Bertie Ahern remains “hugely popular” with the general public and his return will be a huge plus for Fianna Fáil, according to one of the party’s former ministers.
Fianna Fáil yesterday confirmed that the three-time Taoiseach had re-joined the party 11 years after he resigned under a cloud of controversy over the findings of the Mahon Tribunal.
He will not have voting rights within the party until he has served a full year as a ‘provisional member.’
His return has been welcomed by many within the party and on Newstalk Breakfast, former Fianna Fáil minister Conor Lenihan described it as a “very welcome thing”.
“I think, in particular, his skills of organisation, which ultimately, when I was elected in 1997, won us three successive general elections will also be a huge, if you like, plus for the party because we really do need people of great wisdom like him advising the party on its electoral and on its candidate strategies and indeed on its policy matters,” he said.
Ahern resigned from Fianna Fáil in 2012 after the party confirmed plans to expel him over the findings of the Mahon Tribunal, which spent 15 years investigating corrupt payments to politicians.
The tribunal found that Ahern had been ‘untruthful’ in his explanations for how large amounts of monies were lodged into his bank account by wealthy supporters of Fianna Fáil while he was finance minister.

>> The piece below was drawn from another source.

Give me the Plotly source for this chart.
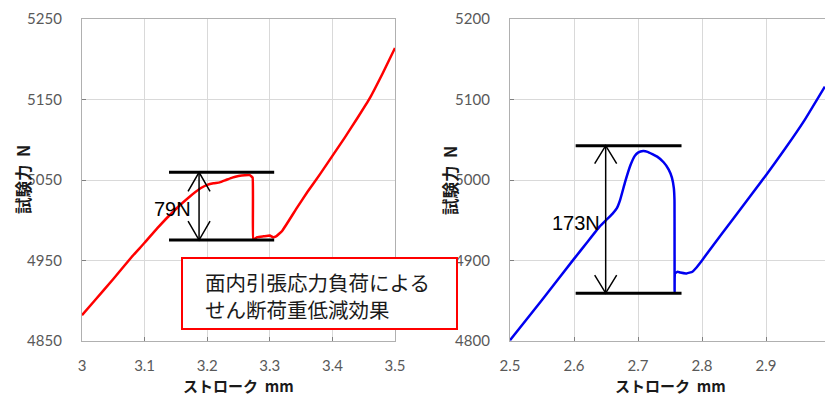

Ahern had told the tribunal that the lodgements were personal ‘dig-outs’ from friends to help pay for his legal bills following his divorce rather than payments from property developers in return for Fianna Fáil’s help with planning applications.
The tribunal’s final report stopped short of accusing Ahern of outright corruption but it noted that it had found much of his explanations regarding the lodgements into his account to be untrue.
Mr Ahern resigned from Fianna Fáil after Micheál Martin proposed expelling him from the party – but has always insisted he never accepted a bribe or a corrupt payment.
Mr Lenihan told Newstalk that he believes Mr Ahern remains popular with the general public.
“Of course there will always be criticism, that is the nature of politics but I think the most important thing to remember here is whenever I am out and about … he is hugely welcomed and hugely popular still,” he said.
“I think there needs to be a distinction made between what we might call opinion as it is expressed online and in media and what the ordinary public think.
“Anytime I have been out and about with him and meet him socially or otherwise, he is mobbed with people.
“People are always more than keen to get up and shake his hand. So, it is a slightly different reality in fact; he is still, in my view, quite popular with the public.”
He said Mr Ahern will be an asset to Fianna Fáil in the coming years.
“Oh, good Lord, yes of course,” he said.
“Maybe some of your listeners are not fully aware of this but he has supreme skills of organisation in terms of the political skills that he has at his fingertips if you like,” he said.
“He is a brilliant man to organise elections, to reorganise party strictures and to keep in touch with a party base.”
Mr Lenihan said the former Taoiseach will help revitalise a party that is “clearly at sea at the moment”.
“The party is very much languishing in the opinion polls,” he said.
“It needs to reorganise, rebrand and in fact, maybe even change significantly its policies in advance of the next general election and I think this is a man who has been through all this before and can draw on an awful lot of other people, contacts and friendships he has had over the years, that would help the party.
“So you know I would love to see him back in a backroom role helping to reorganise a party that is clearly very tired and struggling while it is fulfilling its important duties in government."
Mr Ahern has been strongly linked with a run for the presidency in 2025 – something Mr Lenihan refused to rule out.